The suit, brought in 2008, made its way up to the Supreme Court in 2013 following the decisions of a federal district court and the U.S. Court of Appeals for the Fifth Circuit to uphold the university’s policy. When Fisher appealed to the Supreme Court in 2013 (Fisher I) on the grounds that UT’s policy is inconsistent with Grutter v. Bollinger – the 2003 University of Michigan case confirming the appropriate but limited role race can play in college admissions – the justices voted to vacate the decision and remanded the case for further consideration.

In its decision, the Supreme Court maintained that the educational benefits that flow from a diverse student body merit the consideration of race. However, it also found that the court of appeals did not apply the correct standard of “strict scrutiny” to UT’s admission’s policies. Following the subsequent decision of the Fifth Circuit that UT had indeed met the strict scrutiny standard, Fisher appealed again, setting up December’s hearing.

Our jointly submitted brief explains the important role student diversity plays in the collective educational objectives of colleges and universities seeking “to admit and support a cohort of students whose ‘chemistry,’ individually and collectively, fosters exceptional learning.” The brief explains that “the interest in student diversity is compelling because [it is] grounded in educational benefit and rooted in educational judgment” — a view affirmed by past Supreme Court justices in Regents of the University of California v.
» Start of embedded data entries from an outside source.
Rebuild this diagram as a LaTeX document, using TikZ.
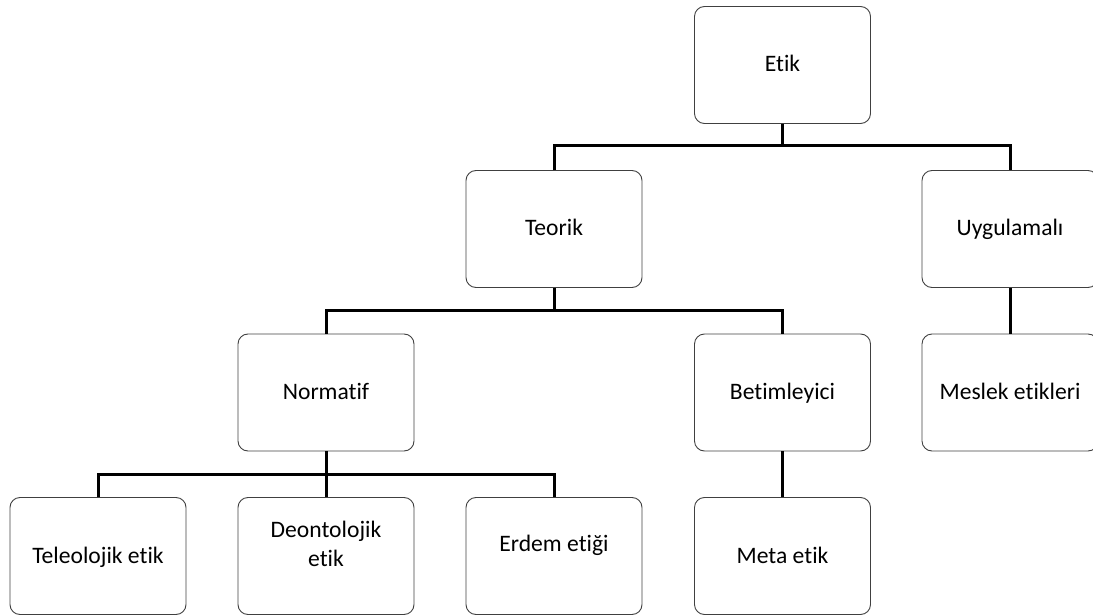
\documentclass[tikz,border=0pt]{standalone}
\usepackage{fontspec}
\setmainfont[Ligatures=NoCommon]{Carlito}
\begin{document}
\begin{tikzpicture}[x=1pt,y=-1pt,
  lbl/.style={inner sep=0pt, text height=14pt, text depth=0pt, font=\fontsize{23.6pt}{28pt}\selectfont},
  box/.style={lbl, draw=black!75, line width=0.9pt, rounded corners=10pt, minimum width=176pt, minimum height=117pt, align=center},
  conn/.style={line width=3pt, black, line join=miter}]
\useasboundingbox (0,0) rectangle (1093,615);
\node[box] (etik) at (782.5,65) {Etik};
\node[box] (teorik) at (554,229) {Teorik};
\node[box] (uyg) at (1010,229) {Uygulamalı};
\node[box] (norm) at (326,392.5) {Normatif};
\node[box] (betim) at (782.5,392.5) {Betimleyici};
\node[box] (meslek) at (1010,392.5) {Meslek etikleri};
\node[box] (teleo) at (98,556) {Teleolojik etik};
\node[box] (deon) at (326,556) {};
\node[align=center, inner sep=0pt, font=\fontsize{23.6pt}{28.5pt}\selectfont] (deontxt) at (326,544) {Deontolojik\\etik};
\node[box] (erdem) at (554,556) {};
\node[lbl] (erdemtxt) at (554,544) {Erdem etiği};
\node[box] (meta) at (782.5,556) {Meta etik};
\coordinate (b1) at (782.5,146);
\coordinate (b2) at (554,310);
\coordinate (b3) at (326,474);
\draw[conn] (etik.south) -- (b1);
\draw[conn] (teorik.north) |- (b1) -| (uyg.north);
\draw[conn] (teorik.south) -- (b2);
\draw[conn] (norm.north) |- (b2) -| (betim.north);
\draw[conn] (norm.south) -- (deon.north);
\draw[conn] (teleo.north) |- (b3) -| (erdem.north);
\draw[conn] (betim.south) -- (meta.north);
\draw[conn] (uyg.south) -- (meslek.north);
\end{tikzpicture}
\end{document}
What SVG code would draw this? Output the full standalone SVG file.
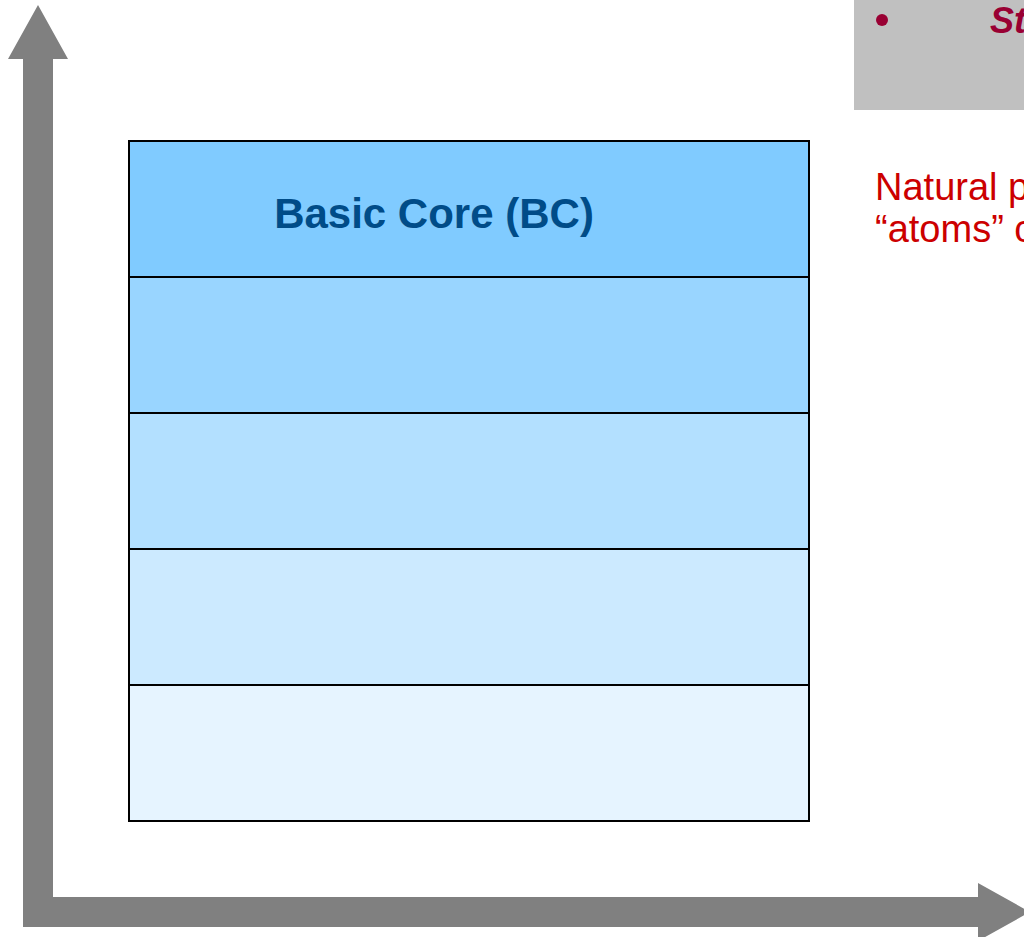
<svg xmlns="http://www.w3.org/2000/svg" width="1024" height="937" viewBox="0 0 1024 937">
<style>
.layer{stroke:#000;stroke-width:2}
.axis{fill:#808080}
</style>
<rect width="1024" height="937" fill="#fff"/>
<g id="connectors">
<polygon class="axis" points="23,927 23,59 8,59 38,5 68,59 53,59 53,897 978,897 978,883 1030,912 978,941 978,927"/>
</g>
<g id="note-box">
<rect x="854" y="0" width="180" height="110" fill="#c0c0c0"/>
<circle cx="882" cy="20" r="6" fill="#990033"/>
<text x="990" y="33" font-family="Liberation Sans, Arial, sans-serif" font-size="36" font-weight="bold" font-style="italic" fill="#990033">St</text>
</g>
<g id="note-text" font-family="Liberation Sans, Arial, sans-serif" font-size="38" fill="#cc0000">
<text x="875" y="200">Natural p</text>
<text x="875" y="242">“atoms” c</text>
</g>
<g id="layer5"><rect class="layer" x="129" y="685" width="680" height="136" fill="#e6f4ff"/></g>
<g id="layer4"><rect class="layer" x="129" y="549" width="680" height="136" fill="#cceaff"/></g>
<g id="layer3"><rect class="layer" x="129" y="413" width="680" height="136" fill="#b3e0ff"/></g>
<g id="layer2"><rect class="layer" x="129" y="277" width="680" height="136" fill="#99d5ff"/></g>
<g id="basic-core"><rect class="layer" x="129" y="141" width="680" height="136" fill="#80cbff"/>
<text x="434" y="228" text-anchor="middle" font-family="Liberation Sans, Arial, sans-serif" font-size="42" font-weight="bold" fill="#004c88">Basic Core (BC)</text></g>
</svg>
Bakke, Grutter and Fisher I — and that colleges and educators, not courts, are best equipped to gauge “how and what kinds of diversity yield educational benefit.”

As success in today’s economy relies on collaboration with an increasingly diverse workforce, students today must receive direct experience with people of different backgrounds, and colleges and universities must have the right to assemble students to make such direct experience possible.